> **DATA FOR THIS EXERCISE**
** Start **
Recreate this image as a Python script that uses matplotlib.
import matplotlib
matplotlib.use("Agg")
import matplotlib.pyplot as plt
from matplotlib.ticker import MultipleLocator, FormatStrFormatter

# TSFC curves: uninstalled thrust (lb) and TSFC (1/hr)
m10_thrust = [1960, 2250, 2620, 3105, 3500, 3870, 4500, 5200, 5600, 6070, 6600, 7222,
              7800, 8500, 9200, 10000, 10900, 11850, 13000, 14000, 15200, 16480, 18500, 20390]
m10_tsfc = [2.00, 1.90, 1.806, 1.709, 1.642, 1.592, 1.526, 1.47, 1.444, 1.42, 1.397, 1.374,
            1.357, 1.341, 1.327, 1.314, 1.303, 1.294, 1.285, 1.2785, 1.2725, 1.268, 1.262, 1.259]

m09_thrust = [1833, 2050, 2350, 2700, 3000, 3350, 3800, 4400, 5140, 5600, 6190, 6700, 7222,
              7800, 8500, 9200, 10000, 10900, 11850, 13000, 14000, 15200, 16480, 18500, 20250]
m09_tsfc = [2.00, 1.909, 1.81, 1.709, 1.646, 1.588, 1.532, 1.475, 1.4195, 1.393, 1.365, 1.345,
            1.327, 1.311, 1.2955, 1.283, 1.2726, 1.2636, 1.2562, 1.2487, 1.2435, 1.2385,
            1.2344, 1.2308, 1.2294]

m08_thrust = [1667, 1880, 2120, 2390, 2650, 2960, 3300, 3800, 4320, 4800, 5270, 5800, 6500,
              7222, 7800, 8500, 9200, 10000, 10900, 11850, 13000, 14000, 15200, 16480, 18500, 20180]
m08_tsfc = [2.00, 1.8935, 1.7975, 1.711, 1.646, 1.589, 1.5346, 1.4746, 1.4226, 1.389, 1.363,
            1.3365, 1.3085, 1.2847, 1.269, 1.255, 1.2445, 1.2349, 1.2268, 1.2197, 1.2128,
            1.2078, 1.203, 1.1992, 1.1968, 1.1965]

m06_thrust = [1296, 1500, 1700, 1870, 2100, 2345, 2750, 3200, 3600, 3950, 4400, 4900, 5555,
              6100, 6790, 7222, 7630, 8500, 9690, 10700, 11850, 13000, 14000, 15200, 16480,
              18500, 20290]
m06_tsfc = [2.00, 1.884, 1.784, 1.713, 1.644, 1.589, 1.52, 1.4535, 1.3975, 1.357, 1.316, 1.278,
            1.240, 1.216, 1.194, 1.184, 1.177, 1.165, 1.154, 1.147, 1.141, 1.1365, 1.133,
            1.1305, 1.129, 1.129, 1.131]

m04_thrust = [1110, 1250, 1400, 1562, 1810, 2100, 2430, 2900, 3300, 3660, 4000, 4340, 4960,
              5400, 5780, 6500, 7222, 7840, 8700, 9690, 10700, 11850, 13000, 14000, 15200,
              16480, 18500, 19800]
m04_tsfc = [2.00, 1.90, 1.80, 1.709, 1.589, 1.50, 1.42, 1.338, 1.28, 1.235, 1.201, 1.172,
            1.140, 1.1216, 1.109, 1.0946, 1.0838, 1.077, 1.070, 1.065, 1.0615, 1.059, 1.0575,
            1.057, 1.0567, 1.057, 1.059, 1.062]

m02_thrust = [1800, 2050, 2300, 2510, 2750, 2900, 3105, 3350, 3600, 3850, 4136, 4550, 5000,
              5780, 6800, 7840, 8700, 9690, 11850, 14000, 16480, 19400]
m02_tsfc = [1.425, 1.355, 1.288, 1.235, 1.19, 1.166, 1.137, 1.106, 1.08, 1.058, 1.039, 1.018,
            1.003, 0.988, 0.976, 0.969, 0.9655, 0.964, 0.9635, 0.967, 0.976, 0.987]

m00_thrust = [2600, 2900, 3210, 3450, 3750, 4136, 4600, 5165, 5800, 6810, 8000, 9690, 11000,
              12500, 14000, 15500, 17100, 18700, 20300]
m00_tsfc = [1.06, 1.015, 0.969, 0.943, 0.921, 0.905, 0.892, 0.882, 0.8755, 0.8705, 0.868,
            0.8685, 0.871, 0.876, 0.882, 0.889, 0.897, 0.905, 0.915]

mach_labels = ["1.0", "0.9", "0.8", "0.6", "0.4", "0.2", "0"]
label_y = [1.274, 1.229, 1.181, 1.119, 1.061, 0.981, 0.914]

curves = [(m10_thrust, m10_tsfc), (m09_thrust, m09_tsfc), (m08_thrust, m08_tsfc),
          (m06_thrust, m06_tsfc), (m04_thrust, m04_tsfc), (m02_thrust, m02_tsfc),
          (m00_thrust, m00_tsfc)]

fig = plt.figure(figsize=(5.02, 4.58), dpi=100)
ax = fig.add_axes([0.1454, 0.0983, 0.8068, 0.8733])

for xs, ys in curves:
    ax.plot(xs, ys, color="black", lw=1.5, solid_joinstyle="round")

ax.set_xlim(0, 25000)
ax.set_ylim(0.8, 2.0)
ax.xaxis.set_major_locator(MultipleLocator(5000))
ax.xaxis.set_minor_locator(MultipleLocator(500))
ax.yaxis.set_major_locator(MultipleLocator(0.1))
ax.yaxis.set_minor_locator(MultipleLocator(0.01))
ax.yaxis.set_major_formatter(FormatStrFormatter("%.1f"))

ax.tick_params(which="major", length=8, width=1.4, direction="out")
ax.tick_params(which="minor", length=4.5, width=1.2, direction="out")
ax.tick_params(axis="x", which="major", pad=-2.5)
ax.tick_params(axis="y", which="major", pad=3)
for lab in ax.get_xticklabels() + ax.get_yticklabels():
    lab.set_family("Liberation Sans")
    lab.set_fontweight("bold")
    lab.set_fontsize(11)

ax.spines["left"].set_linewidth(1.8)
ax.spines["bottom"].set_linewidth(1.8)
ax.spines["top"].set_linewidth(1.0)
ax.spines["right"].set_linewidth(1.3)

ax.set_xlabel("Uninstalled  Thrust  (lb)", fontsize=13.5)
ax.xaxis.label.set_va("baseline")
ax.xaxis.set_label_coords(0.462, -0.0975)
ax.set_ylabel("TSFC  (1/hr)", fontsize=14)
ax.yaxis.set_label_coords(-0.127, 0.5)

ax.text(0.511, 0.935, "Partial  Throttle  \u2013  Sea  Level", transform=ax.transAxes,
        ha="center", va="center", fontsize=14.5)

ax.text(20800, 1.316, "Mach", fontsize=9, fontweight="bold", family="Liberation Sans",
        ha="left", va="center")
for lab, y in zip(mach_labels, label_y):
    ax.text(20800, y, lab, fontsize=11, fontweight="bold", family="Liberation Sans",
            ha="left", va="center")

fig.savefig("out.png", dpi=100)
** End **
** Start **
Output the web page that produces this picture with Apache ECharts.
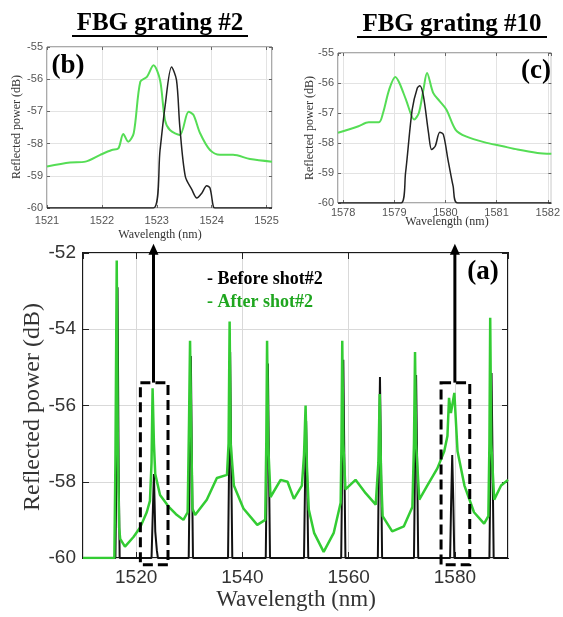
** End **
** Start **
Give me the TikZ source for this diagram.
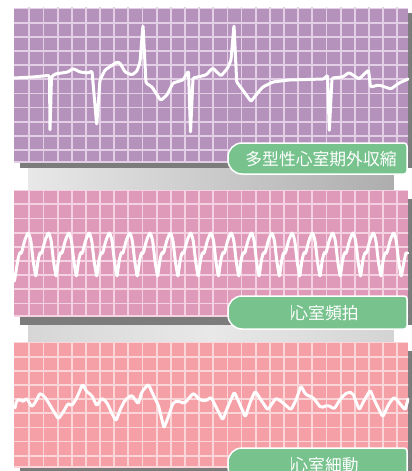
** End **
> **STATED EXERCISE**
Retype, word for word, every line from the line with "Recreate this image" to the line with "from matplotlib.ticker import", inclusive. Add nothing.

> **TASK SOLUTION**
Recreate this image as a Python script that uses matplotlib.
import matplotlib
matplotlib.use("Agg")
import matplotlib.pyplot as plt
from matplotlib.ticker import MultipleLocator, FormatStrFormatter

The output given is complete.